Goal. Leave out the pictures and transcribe everything else exactly.

Source data.
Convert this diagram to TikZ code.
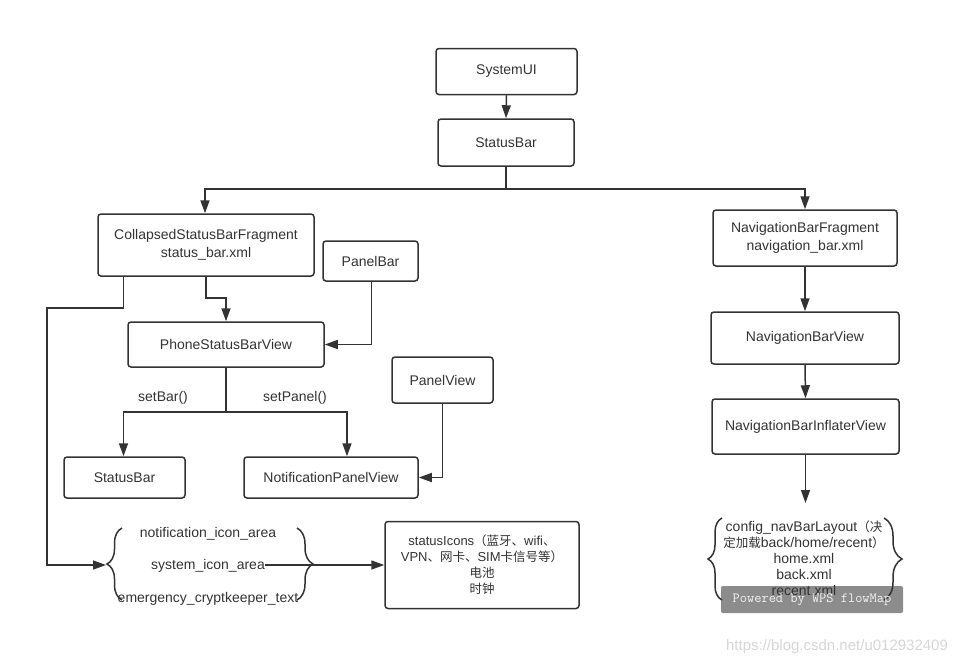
\documentclass[tikz,border=0pt]{standalone}
\usepackage{fontspec}
\setmainfont{Liberation Sans}
\newfontfamily\cjk{Noto Sans CJK SC}
\usetikzlibrary{arrows.meta,decorations.pathreplacing,calc}
\definecolor{ln}{HTML}{333333}
\definecolor{wm}{HTML}{808080}
\definecolor{url}{HTML}{D6D6D6}
\newcommand\cj[1]{{\cjk\fontsize{12.5}{15.5}\selectfont #1}}
\begin{document}
\begin{tikzpicture}[x=1pt,y=-1pt,
  box/.style={draw=ln, line width=1.5pt, rounded corners=3pt, align=center,
    font=\fontsize{14}{18}\selectfont, text=ln, inner sep=0pt},
  arr/.style={draw=ln, line width=1.5pt, -{Triangle[length=13pt,width=9pt]}},
  plain/.style={draw=ln, line width=1.5pt},
  lbl/.style={font=\fontsize{14}{16}\selectfont, text=ln, inner sep=0pt},
  curly/.style={draw=ln, line width=1.5pt, decorate, decoration={brace, amplitude=#1}}
]
\useasboundingbox (0,0) rectangle (963,667);

% watermark box (under the diagram lines)
\node[fill=wm, fill opacity=0.9, rounded corners=2pt, minimum width=182pt, minimum height=27pt, inner sep=0pt] (wps) at (812,599.5) {};

% boxes
\node[box, minimum width=141pt, minimum height=46pt] (sysui) at (506.5,71.5) {SystemUI};
\node[box, minimum width=136pt, minimum height=47pt] (sb) at (506,142.5) {StatusBar};
\node[box, minimum width=216pt, minimum height=62pt] (csbf) at (206,245) {CollapsedStatusBarFragment\\status\_bar.xml};
\node[box, minimum width=95pt, minimum height=40pt] (panelbar) at (370.5,261) {PanelBar};
\node[box, minimum width=196pt, minimum height=45pt] (psbv) at (226,344.5) {PhoneStatusBarView};
\node[box, minimum width=121pt, minimum height=41pt] (sb2) at (124.5,477.5) {StatusBar};
\node[box, minimum width=174pt, minimum height=41pt] (npv) at (331,477.5) {NotificationPanelView};
\node[box, minimum width=101pt, minimum height=46pt] (panelview) at (442.5,380) {PanelView};
\node[box, minimum width=194pt, minimum height=87pt, font=\fontsize{13}{16}\selectfont] (statusicons) at (482,565)
  {statusIcons\cj{（蓝牙、}wifi\cj{、}\\VPN\cj{、网卡、}SIM\cj{卡信号等）}\\\cj{电池}\\\cj{时钟}};
\node[box, minimum width=184pt, minimum height=56pt] (nbf) at (805,238) {NavigationBarFragment\\navigation\_bar.xml};
\node[box, minimum width=188pt, minimum height=52pt] (nbv) at (805,338) {NavigationBarView};
\node[box, minimum width=187pt, minimum height=55pt] (nbiv) at (805.5,426.5) {NavigationBarInflaterView};

% left brace group texts
\node[lbl, anchor=base] (notif) at (208,537) {notification\_icon\_area};
\node[lbl, anchor=base] (sysicon) at (208,569) {system\_icon\_area};
\node[lbl, anchor=base] (emerg) at (208,602) {emergency\_cryptkeeper\_text};
\draw[curly=15pt] (122,600) -- (122,528);
\draw[curly=16pt] (297,528) -- (297,600);
\coordinate (ltip) at (106,565);

% right brace group text
\node[lbl, align=center, font=\fontsize{14}{16}\selectfont] (navtext) at (804,558)
  {config\_navBarLayout\cj{（决}\\\cj{定加载}back/home/recent\cj{）}\\home.xml\\back.xml\\recent.xml};
\draw[curly=14pt] (722,600) -- (722,518);
\draw[curly=18pt] (884,518) -- (884,600);
\coordinate (navtop) at (805.5,503);

% labels
\node[lbl] (setbar) at (163,398) {setBar()};
\node[lbl] (setpanel) at (295,398) {setPanel()};

% connectors
\coordinate (split1) at (506,189);
\draw[arr] (sysui.south) -- (sb.north);
\draw[plain] (sb.south) -- (split1);
\draw[arr] (split1) -| ([xshift=-1pt]csbf.north);
\draw[arr] (split1) -| (nbf.north);

\coordinate (j1) at (206,298);
\draw[arr] (csbf.south) -- (j1) -| (psbv.north);
\coordinate (c1) at (47,308);
\draw[arr] ([xshift=26pt]csbf.south west) |- (c1) |- (ltip);
\draw[arr] ([xshift=1pt]panelbar.south) |- (psbv.east);

\coordinate (j2) at (226,412);
\draw[plain] (psbv.south) -- (j2);
\draw[arr] (j2) -| ([xshift=-1pt]sb2.north);
\draw[arr] (j2) -| ([xshift=16pt]npv.north);
\draw[arr] (panelview.south) |- (npv.east);

\draw[arr] (sysicon.east |- statusicons.west) -- (statusicons.west);

\draw[arr] (nbf.south) -- (nbv.north);
\draw[arr] (nbv.south) -- (nbiv.north);
\draw[arr] (nbiv.south) -- (navtop);

% watermark text
\node[text=white!90!gray, font=\ttfamily\fontsize{14}{16}\selectfont, inner sep=0pt] (wpstext) at (812,600) {Powered by WPS flowMap};
\node[text=url, font=\fontsize{15}{17}\selectfont, inner sep=0pt] (urltext) at (837,647) {https://blog.csdn.net/u012932409};
\end{tikzpicture}
\end{document}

The solution.
Convert this diagram to TikZ code.
\documentclass[tikz,border=0pt]{standalone}
\usepackage{fontspec}
\setmainfont{Liberation Sans}
\newfontfamily\cjk{Noto Sans CJK SC}
\usetikzlibrary{arrows.meta,decorations.pathreplacing,calc}
\definecolor{ln}{HTML}{333333}
\definecolor{wm}{HTML}{808080}
\definecolor{url}{HTML}{D6D6D6}
\newcommand\cj[1]{{\cjk\fontsize{12.5}{15.5}\selectfont #1}}
\begin{document}
\begin{tikzpicture}[x=1pt,y=-1pt,
  box/.style={draw=ln, line width=1.5pt, rounded corners=3pt, align=center,
    font=\fontsize{14}{18}\selectfont, text=ln, inner sep=0pt},
  arr/.style={draw=ln, line width=1.5pt, -{Triangle[length=13pt,width=9pt]}},
  plain/.style={draw=ln, line width=1.5pt},
  lbl/.style={font=\fontsize{14}{16}\selectfont, text=ln, inner sep=0pt},
  curly/.style={draw=ln, line width=1.5pt, decorate, decoration={brace, amplitude=#1}}
]
\useasboundingbox (0,0) rectangle (963,667);

% watermark box (under the diagram lines)
\node[fill=wm, fill opacity=0.9, rounded corners=2pt, minimum width=182pt, minimum height=27pt, inner sep=0pt] (wps) at (812,599.5) {};

% boxes
\node[box, minimum width=141pt, minimum height=46pt] (sysui) at (506.5,71.5) {SystemUI};
\node[box, minimum width=136pt, minimum height=47pt] (sb) at (506,142.5) {StatusBar};
\node[box, minimum width=216pt, minimum height=62pt] (csbf) at (206,245) {CollapsedStatusBarFragment\\status\_bar.xml};
\node[box, minimum width=95pt, minimum height=40pt] (panelbar) at (370.5,261) {PanelBar};
\node[box, minimum width=196pt, minimum height=45pt] (psbv) at (226,344.5) {PhoneStatusBarView};
\node[box, minimum width=121pt, minimum height=41pt] (sb2) at (124.5,477.5) {StatusBar};
\node[box, minimum width=174pt, minimum height=41pt] (npv) at (331,477.5) {NotificationPanelView};
\node[box, minimum width=101pt, minimum height=46pt] (panelview) at (442.5,380) {PanelView};
\node[box, minimum width=194pt, minimum height=87pt, font=\fontsize{13}{16}\selectfont] (statusicons) at (482,565)
  {statusIcons\cj{（蓝牙、}wifi\cj{、}\\VPN\cj{、网卡、}SIM\cj{卡信号等）}\\\cj{电池}\\\cj{时钟}};
\node[box, minimum width=184pt, minimum height=56pt] (nbf) at (805,238) {NavigationBarFragment\\navigation\_bar.xml};
\node[box, minimum width=188pt, minimum height=52pt] (nbv) at (805,338) {NavigationBarView};
\node[box, minimum width=187pt, minimum height=55pt] (nbiv) at (805.5,426.5) {NavigationBarInflaterView};

% left brace group texts
\node[lbl, anchor=base] (notif) at (208,537) {notification\_icon\_area};
\node[lbl, anchor=base] (sysicon) at (208,569) {system\_icon\_area};
\node[lbl, anchor=base] (emerg) at (208,602) {emergency\_cryptkeeper\_text};
\draw[curly=15pt] (122,600) -- (122,528);
\draw[curly=16pt] (297,528) -- (297,600);
\coordinate (ltip) at (106,565);

% right brace group text
\node[lbl, align=center, font=\fontsize{14}{16}\selectfont] (navtext) at (804,558)
  {config\_navBarLayout\cj{（决}\\\cj{定加载}back/home/recent\cj{）}\\home.xml\\back.xml\\recent.xml};
\draw[curly=14pt] (722,600) -- (722,518);
\draw[curly=18pt] (884,518) -- (884,600);
\coordinate (navtop) at (805.5,503);

% labels
\node[lbl] (setbar) at (163,398) {setBar()};
\node[lbl] (setpanel) at (295,398) {setPanel()};

% connectors
\coordinate (split1) at (506,189);
\draw[arr] (sysui.south) -- (sb.north);
\draw[plain] (sb.south) -- (split1);
\draw[arr] (split1) -| ([xshift=-1pt]csbf.north);
\draw[arr] (split1) -| (nbf.north);

\coordinate (j1) at (206,298);
\draw[arr] (csbf.south) -- (j1) -| (psbv.north);
\coordinate (c1) at (47,308);
\draw[arr] ([xshift=26pt]csbf.south west) |- (c1) |- (ltip);
\draw[arr] ([xshift=1pt]panelbar.south) |- (psbv.east);

\coordinate (j2) at (226,412);
\draw[plain] (psbv.south) -- (j2);
\draw[arr] (j2) -| ([xshift=-1pt]sb2.north);
\draw[arr] (j2) -| ([xshift=16pt]npv.north);
\draw[arr] (panelview.south) |- (npv.east);

\draw[arr] (sysicon.east |- statusicons.west) -- (statusicons.west);

\draw[arr] (nbf.south) -- (nbv.north);
\draw[arr] (nbv.south) -- (nbiv.north);
\draw[arr] (nbiv.south) -- (navtop);

% watermark text
\node[text=white!90!gray, font=\ttfamily\fontsize{14}{16}\selectfont, inner sep=0pt] (wpstext) at (812,600) {Powered by WPS flowMap};
\node[text=url, font=\fontsize{15}{17}\selectfont, inner sep=0pt] (urltext) at (837,647) {https://blog.csdn.net/u012932409};
\end{tikzpicture}
\end{document}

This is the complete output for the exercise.